Event: YHOO reports Q3 earnings tomorrow, Oct 21st after the close. The options market is implying about a 5.25% one day move, which is in line with the 4 qtr avg move of 5.25%, and the 8 qtr avg of about 5%.
Sentiment: Wall Street analysts are relatively neutral on YHOO, with 17 buys, 16 holds, and 1 sell, and an average 12 month price target of around $44. Short interest has picked up to 6.7% of the float in the past couple of months (from around 2.5% for most of the year). The stock is down 4% year-to-date in 2014, though YHOO is still up around 15% in the past year.
Price Action / Technicals: YHOO broke out to its highest level in 10 years in mid-September in anticipation of the Alibaba IPO. The stock has since sold off back below $40 as many investors who had been using it as a proxy to invest in BABA have moved out of YHOO and into BABA:
The key support area on the downside is $32-$33, with last week’s low near $36 an important spot to watch as well. On the upside, $42 is near the Jan and Oct highs, while the high for the year is $44. The stock looks rangebound overall.

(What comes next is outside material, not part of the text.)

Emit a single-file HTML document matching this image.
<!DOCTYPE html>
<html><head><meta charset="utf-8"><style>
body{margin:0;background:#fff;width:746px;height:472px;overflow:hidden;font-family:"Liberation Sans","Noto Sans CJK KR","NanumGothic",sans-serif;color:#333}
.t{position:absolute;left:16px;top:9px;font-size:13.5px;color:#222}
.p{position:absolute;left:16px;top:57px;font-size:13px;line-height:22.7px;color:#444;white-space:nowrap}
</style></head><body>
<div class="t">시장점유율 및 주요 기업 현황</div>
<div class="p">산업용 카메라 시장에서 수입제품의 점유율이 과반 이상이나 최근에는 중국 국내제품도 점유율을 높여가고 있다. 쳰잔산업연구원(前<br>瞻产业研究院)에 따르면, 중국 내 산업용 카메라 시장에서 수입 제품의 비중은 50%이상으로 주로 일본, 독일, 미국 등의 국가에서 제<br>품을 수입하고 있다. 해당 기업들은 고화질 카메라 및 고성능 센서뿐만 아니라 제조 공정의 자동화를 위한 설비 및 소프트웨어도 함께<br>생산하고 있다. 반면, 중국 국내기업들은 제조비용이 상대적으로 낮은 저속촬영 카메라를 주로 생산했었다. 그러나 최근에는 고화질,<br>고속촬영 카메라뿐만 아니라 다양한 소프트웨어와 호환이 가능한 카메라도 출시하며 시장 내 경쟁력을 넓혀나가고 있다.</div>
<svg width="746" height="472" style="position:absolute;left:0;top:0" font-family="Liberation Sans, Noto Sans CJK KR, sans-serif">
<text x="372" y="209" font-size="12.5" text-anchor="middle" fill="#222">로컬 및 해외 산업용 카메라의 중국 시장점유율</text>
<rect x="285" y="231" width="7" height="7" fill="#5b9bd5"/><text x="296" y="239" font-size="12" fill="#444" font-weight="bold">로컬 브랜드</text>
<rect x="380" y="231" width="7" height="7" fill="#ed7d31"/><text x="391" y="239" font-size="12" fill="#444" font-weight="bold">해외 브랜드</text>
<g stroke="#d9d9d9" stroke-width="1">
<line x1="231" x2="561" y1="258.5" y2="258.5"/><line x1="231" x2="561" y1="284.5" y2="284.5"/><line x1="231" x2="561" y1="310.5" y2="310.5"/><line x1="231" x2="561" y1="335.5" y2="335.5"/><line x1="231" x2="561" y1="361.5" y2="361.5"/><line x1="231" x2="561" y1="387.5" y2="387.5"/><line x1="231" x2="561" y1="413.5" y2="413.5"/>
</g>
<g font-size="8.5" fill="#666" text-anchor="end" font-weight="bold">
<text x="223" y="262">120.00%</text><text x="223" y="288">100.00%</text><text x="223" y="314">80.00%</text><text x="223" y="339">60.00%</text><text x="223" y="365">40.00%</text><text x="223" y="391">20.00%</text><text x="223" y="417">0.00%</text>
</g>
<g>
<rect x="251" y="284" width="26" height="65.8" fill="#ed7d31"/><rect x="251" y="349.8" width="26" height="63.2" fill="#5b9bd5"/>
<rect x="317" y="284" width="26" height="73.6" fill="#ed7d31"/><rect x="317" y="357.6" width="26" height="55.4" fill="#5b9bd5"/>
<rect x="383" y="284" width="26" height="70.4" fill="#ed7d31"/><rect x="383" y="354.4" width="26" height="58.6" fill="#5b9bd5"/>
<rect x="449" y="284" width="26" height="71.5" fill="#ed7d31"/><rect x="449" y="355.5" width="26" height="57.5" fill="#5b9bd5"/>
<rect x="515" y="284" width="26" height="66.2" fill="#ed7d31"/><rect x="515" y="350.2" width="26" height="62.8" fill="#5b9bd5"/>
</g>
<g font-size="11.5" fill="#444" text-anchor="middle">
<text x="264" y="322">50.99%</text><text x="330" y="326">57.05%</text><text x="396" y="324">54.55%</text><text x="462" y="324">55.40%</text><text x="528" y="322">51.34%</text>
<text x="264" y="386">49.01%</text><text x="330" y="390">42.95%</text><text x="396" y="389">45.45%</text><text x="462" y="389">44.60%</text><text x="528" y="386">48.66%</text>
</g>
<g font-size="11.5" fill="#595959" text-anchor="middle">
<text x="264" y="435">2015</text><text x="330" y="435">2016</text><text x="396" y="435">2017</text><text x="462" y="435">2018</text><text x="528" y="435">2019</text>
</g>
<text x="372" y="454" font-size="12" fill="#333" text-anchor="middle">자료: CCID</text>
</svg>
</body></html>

Volatility: YHOO implied volatility hit a 2 year high leading up to the Alibaba IPO:
Options prices have moved a good bit lower since the IPO, to the point where YHOO implied volatility is at its lowest level in 2014 on the day before earnings. Considering that the technical situation looks rangebound and the BABA IPO is out of the way, options traders don’t expect a big break in either direction at the moment.
Our View: YHOO was an interesting sum-of-the-parts story in 2012 and 2013, but the stock has stagnated in 2014 as the market priced in most of the value from BABA. In the meantime, the core business has struggled mightily, and investors have lost confidence in Marissa Mayer as a good steward of the firm’s capital. In that vein, the most important short-term question for investors is what YHOO plans to do with its cash from the BABA IPO. Clarity on that question will be key for the stock. As for the core business, continued bad news there won’t be greeted kindly, though YHOO buyers now own the core business (outside of the BABA and Yahoo Japan stakes) for essentially nothing at the current stock price.
In any case, it’s a rangebound situation that looks likely to stay that way given that the sum-of-the-parts is still cheap, but there is no catalyst, the core business has no strong strategy, and management’s prior direction is under increased scrutiny.